- _INPUT FOR THIS TASK_
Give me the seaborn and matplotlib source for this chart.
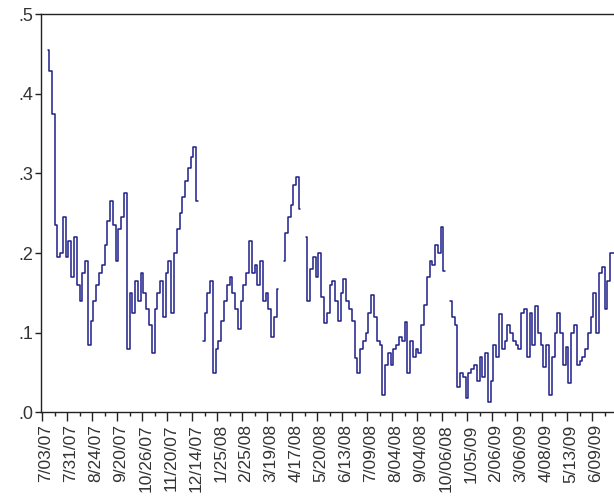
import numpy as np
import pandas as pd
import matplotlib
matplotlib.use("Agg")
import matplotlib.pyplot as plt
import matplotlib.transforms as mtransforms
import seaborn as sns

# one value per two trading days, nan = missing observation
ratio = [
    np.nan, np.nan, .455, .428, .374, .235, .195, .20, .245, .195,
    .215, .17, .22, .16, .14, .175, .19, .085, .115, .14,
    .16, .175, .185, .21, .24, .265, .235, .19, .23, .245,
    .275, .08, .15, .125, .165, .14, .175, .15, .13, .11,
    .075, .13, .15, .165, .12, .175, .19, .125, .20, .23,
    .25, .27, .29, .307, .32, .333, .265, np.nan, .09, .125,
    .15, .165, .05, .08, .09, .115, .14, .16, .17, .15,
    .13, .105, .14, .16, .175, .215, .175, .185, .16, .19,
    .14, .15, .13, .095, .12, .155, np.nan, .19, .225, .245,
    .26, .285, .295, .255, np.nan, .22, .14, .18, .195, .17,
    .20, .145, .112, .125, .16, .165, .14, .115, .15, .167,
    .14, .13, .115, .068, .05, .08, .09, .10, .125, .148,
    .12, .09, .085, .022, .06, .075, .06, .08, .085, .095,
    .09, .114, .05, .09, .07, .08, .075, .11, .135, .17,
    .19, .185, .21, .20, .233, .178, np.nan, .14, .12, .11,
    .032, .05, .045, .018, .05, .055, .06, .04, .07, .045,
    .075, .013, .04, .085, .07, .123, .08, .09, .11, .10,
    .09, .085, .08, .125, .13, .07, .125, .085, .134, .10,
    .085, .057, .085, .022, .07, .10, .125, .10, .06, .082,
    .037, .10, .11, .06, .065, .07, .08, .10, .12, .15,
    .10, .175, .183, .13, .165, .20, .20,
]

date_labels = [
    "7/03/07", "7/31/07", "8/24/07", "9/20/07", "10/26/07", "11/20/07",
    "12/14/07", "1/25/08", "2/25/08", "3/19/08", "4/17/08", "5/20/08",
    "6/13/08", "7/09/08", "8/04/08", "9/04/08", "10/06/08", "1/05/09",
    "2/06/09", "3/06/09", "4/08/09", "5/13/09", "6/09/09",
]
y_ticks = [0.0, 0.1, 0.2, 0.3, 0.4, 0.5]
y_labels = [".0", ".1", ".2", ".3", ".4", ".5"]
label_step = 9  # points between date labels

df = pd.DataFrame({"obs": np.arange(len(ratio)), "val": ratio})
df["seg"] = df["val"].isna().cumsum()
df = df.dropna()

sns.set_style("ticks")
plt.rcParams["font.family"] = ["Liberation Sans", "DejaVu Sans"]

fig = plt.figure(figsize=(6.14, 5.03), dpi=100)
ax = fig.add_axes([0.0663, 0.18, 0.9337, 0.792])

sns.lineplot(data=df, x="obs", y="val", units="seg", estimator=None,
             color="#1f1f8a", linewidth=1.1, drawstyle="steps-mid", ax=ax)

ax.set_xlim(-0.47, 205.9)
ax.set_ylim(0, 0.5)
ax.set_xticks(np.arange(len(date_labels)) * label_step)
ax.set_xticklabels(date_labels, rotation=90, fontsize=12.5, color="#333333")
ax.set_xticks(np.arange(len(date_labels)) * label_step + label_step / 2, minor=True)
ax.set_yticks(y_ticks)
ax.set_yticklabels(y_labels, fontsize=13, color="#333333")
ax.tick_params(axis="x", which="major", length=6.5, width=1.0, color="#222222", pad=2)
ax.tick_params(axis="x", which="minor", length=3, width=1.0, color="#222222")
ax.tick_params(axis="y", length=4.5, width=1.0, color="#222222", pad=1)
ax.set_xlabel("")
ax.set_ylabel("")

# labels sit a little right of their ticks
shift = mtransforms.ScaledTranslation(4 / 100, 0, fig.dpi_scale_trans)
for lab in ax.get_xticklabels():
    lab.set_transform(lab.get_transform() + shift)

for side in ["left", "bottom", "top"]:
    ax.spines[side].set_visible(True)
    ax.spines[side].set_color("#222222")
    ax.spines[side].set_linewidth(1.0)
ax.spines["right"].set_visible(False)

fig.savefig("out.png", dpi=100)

--

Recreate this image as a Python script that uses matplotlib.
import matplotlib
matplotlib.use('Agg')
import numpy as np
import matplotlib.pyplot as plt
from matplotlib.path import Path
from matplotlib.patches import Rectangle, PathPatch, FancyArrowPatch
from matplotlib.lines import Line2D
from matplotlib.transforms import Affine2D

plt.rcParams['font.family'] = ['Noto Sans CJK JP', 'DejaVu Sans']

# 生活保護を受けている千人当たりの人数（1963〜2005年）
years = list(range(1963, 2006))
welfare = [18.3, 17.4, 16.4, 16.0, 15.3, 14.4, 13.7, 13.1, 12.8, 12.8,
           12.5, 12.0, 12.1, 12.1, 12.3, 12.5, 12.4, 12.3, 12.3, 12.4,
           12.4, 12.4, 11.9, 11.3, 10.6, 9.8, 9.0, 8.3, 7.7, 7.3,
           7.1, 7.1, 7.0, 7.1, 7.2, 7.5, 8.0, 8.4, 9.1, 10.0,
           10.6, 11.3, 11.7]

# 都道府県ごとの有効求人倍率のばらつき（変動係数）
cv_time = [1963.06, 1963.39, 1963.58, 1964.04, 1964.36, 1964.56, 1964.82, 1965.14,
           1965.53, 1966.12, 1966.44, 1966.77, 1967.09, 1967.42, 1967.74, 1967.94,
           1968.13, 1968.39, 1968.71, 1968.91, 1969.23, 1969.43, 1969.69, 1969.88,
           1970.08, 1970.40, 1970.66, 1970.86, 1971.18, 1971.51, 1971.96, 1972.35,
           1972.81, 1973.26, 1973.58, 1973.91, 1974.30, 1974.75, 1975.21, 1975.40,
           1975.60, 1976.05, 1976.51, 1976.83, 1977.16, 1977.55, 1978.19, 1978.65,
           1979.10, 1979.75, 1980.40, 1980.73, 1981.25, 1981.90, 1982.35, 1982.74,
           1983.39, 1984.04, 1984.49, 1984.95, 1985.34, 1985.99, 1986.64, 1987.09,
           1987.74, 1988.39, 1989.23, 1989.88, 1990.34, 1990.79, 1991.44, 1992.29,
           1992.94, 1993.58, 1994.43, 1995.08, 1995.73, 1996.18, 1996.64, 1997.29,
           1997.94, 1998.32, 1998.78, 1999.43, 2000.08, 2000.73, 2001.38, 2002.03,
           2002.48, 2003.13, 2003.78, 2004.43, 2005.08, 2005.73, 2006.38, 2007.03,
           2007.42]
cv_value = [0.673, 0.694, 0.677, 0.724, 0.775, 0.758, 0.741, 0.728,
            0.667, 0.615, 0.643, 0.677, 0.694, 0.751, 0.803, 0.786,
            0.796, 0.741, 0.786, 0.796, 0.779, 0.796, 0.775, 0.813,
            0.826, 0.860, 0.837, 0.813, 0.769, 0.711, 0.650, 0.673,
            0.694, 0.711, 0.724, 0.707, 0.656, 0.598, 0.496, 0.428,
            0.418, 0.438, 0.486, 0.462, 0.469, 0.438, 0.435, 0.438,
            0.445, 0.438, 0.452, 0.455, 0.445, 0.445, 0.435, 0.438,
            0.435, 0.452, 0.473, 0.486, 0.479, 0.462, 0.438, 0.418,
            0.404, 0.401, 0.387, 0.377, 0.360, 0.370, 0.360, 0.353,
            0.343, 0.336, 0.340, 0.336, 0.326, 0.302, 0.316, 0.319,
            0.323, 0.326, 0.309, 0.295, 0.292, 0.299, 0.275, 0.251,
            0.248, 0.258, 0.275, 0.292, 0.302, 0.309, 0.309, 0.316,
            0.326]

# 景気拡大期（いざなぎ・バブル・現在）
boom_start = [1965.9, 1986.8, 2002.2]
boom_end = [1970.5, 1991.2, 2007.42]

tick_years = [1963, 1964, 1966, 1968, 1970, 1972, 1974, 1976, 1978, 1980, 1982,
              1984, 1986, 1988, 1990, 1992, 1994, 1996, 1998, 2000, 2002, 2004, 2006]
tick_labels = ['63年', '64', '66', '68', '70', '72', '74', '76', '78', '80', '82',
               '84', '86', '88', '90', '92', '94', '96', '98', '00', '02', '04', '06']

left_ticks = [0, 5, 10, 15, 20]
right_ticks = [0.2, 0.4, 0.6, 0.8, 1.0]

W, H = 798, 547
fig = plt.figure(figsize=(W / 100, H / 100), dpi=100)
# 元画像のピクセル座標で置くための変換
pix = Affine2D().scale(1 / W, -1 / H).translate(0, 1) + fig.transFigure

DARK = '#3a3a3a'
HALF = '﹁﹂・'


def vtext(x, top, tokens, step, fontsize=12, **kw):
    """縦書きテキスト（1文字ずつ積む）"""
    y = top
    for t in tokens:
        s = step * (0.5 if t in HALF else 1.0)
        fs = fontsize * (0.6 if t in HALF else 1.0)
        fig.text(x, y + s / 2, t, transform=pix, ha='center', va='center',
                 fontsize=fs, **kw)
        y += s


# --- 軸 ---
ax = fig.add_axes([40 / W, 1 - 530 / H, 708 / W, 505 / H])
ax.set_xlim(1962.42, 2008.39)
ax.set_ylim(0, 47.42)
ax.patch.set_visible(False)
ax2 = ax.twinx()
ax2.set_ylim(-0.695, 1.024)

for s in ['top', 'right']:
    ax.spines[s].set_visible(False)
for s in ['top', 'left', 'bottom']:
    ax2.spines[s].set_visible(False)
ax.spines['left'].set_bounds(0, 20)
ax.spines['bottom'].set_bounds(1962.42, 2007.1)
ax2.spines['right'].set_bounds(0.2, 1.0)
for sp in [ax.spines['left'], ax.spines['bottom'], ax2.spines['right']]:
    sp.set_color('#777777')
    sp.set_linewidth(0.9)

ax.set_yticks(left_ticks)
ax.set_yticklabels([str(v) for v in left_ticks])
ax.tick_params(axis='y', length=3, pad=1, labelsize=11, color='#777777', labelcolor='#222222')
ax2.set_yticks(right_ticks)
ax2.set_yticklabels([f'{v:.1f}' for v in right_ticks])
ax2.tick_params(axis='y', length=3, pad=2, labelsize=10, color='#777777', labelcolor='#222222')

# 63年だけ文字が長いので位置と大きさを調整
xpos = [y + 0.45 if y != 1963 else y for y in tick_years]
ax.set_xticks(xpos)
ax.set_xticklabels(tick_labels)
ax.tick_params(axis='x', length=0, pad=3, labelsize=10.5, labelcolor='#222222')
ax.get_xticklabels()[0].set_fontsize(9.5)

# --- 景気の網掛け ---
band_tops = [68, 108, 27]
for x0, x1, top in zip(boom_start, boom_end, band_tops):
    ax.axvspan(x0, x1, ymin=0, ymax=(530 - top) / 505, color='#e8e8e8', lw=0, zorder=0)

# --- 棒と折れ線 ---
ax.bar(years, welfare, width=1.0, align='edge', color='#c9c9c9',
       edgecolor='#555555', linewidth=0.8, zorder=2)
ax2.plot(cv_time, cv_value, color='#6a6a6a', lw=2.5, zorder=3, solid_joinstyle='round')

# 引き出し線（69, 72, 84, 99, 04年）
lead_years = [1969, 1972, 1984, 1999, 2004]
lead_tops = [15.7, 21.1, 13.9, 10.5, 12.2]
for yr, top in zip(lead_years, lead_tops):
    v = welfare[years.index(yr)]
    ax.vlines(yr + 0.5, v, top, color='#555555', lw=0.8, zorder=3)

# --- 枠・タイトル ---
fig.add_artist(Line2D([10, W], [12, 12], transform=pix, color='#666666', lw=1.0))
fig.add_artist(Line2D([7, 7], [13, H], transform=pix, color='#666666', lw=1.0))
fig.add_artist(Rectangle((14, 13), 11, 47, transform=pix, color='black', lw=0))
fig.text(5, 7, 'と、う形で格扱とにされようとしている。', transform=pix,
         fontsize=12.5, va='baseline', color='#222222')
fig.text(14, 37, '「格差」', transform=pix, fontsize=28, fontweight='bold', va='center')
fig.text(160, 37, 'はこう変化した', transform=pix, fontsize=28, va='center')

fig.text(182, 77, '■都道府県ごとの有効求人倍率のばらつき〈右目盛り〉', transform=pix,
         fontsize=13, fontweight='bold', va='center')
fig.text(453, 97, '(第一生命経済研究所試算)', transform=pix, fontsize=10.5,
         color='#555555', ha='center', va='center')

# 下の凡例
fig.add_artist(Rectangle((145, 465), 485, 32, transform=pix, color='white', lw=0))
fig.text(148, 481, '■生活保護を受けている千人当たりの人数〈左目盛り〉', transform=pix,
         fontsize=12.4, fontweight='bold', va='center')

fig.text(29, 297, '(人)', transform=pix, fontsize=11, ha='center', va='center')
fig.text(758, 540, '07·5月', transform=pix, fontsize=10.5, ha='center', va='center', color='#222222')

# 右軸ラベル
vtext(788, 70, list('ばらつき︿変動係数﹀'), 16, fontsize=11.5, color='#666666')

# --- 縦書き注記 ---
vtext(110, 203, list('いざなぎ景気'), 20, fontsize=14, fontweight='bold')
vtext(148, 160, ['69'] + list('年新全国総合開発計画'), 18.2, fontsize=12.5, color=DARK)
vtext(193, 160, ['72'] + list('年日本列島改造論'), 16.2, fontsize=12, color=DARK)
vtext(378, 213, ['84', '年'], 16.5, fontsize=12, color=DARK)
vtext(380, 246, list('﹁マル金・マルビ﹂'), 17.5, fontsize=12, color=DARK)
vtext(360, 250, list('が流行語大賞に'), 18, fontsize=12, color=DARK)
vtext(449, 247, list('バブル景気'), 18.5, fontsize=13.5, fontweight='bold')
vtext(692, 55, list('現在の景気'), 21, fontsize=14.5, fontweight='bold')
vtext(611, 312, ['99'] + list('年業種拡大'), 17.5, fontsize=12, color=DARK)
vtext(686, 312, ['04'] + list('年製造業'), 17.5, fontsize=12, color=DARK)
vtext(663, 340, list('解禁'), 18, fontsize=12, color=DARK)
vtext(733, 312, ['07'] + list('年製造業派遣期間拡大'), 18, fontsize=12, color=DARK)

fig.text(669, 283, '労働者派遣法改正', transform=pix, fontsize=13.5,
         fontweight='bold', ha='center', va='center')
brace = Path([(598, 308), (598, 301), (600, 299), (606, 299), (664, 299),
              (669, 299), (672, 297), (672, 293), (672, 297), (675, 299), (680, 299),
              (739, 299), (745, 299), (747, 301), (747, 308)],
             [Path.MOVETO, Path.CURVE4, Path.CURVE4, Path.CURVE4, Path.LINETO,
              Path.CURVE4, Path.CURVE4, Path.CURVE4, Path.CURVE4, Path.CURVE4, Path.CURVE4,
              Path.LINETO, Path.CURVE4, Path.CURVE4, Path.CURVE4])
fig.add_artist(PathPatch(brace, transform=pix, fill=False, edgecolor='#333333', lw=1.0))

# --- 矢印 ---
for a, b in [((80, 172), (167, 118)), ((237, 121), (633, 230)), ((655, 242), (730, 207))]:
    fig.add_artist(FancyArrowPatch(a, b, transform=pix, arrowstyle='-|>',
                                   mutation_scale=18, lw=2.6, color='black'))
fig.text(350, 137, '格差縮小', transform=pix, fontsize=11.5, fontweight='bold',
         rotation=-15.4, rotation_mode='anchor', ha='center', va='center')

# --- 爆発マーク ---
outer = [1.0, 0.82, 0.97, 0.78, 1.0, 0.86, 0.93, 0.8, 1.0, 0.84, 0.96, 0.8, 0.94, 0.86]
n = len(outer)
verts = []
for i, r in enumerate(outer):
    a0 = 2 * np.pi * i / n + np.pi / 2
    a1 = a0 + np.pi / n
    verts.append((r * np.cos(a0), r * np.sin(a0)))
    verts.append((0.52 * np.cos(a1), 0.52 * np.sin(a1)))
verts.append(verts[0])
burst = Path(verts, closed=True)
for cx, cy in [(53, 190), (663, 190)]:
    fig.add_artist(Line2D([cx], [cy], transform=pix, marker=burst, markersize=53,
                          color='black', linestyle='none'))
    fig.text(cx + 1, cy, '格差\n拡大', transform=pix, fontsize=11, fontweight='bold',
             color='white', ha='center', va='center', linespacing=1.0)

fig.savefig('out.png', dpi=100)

- _TASK TO COMPLETE_
Sift the material for lines with the string "seaborn". Copy each one found.

- _WRITTEN SOLUTION_
Give me the seaborn and matplotlib source for this chart.
import seaborn as sns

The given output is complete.